There are multiple advantage of hosting images on Amazon S3 – your site’s downtime is reduced because there are lesser number of concurrent connections to your main web service (and hence lower memory requirements) and two, the site’s overall load-time is reduced because static images and other files are served via the more efficient content delivery network of Amazon
Let’s assume that you have an account at amazon.com (who doesn’t have one) and you want to use the sub-domain files.labnol.org for hosting images that in turn are stored on Amazon Simple Storage Service.
Step 1: Go to Amazon.com and sign-up for the S3 service. You may use the same account that you created for shopping on the main amazon.com portal.
Create CNAME Record for Amazon S3
Step 2: Login to the control panel of your web hosting service and create a new CNAME record - we’ll set the name as files (same as sub-domain) and assign it a value of files.labnol.org.s3.amazonaws.com (for details check this article on Amazon S3 Buckets).

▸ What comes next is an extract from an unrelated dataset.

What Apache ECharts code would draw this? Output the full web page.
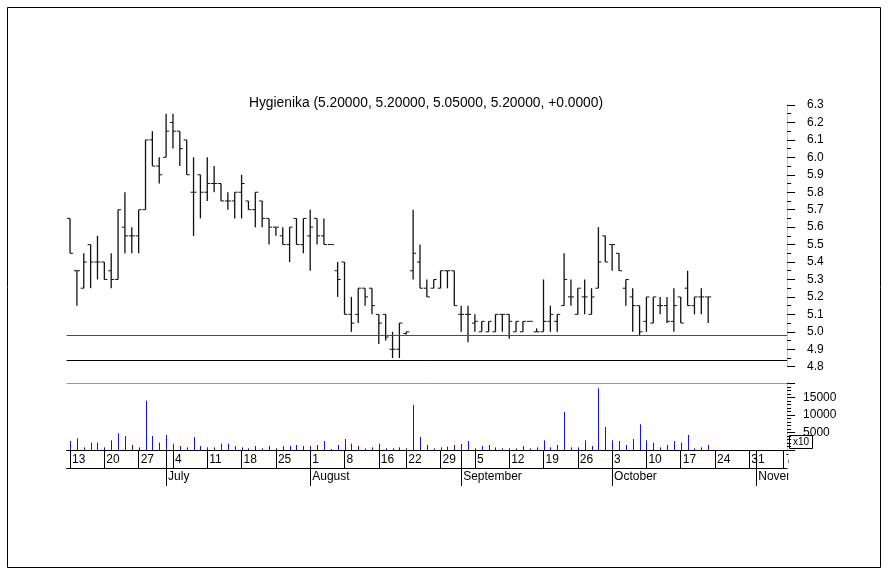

Step 4: Now we’ll associate S3 Fox with our Amazon S3 account. First go here to access your secret Access Key ID. Then click the S3 Fox button in the Firefox status bar and complete the associate via “Manage Accounts.”
Create folders to host files
Step 5: In the “Remote View” tab of S3 Fox, create a new folder that has the same name as your sub-domain. Drag-n-drop all your images, static files and other folder from the desktop into this folder and they’ll automatically get uploaded to your Amazon S3 account.
Amazon S3 Upload Queue
Step 6: This is important. By default all files uploaded on Amazon S3 are accessible only to the owner but since your are hosting web pages for a public website, anyone should be able to read these files.
Set File Permissions on Amazon S3
To change the default permission, right-click the main folder files.labnol.org and choose “Edit ACL”. Now select “Read” for “Everyone” and “Apply to All Folders”.
Step 7: This is optional but if you don’t like your web pages to be crawled by Google and other spiders, you may create a robots.txt file and place it in root directory.
User-agent: * Disallow: /
This may be a good idea because Amazon S3 charges you for every byte of requested data so you may block web bots and thus reduce your overall bandwidth bills.
Here’s a detailed report of my Amazon S3 usage for one week. I’ll have to shell out around $28 per week or a little over $100 per month.
Itemized Bill - Amazon S3 storage
Now DreamHost Private Server hosting used to cost me around $150-200 a month but after moving the images to Amazon S3, that charge has reduced by around 60% so the total monthly cost of hosting website + images still remains the same.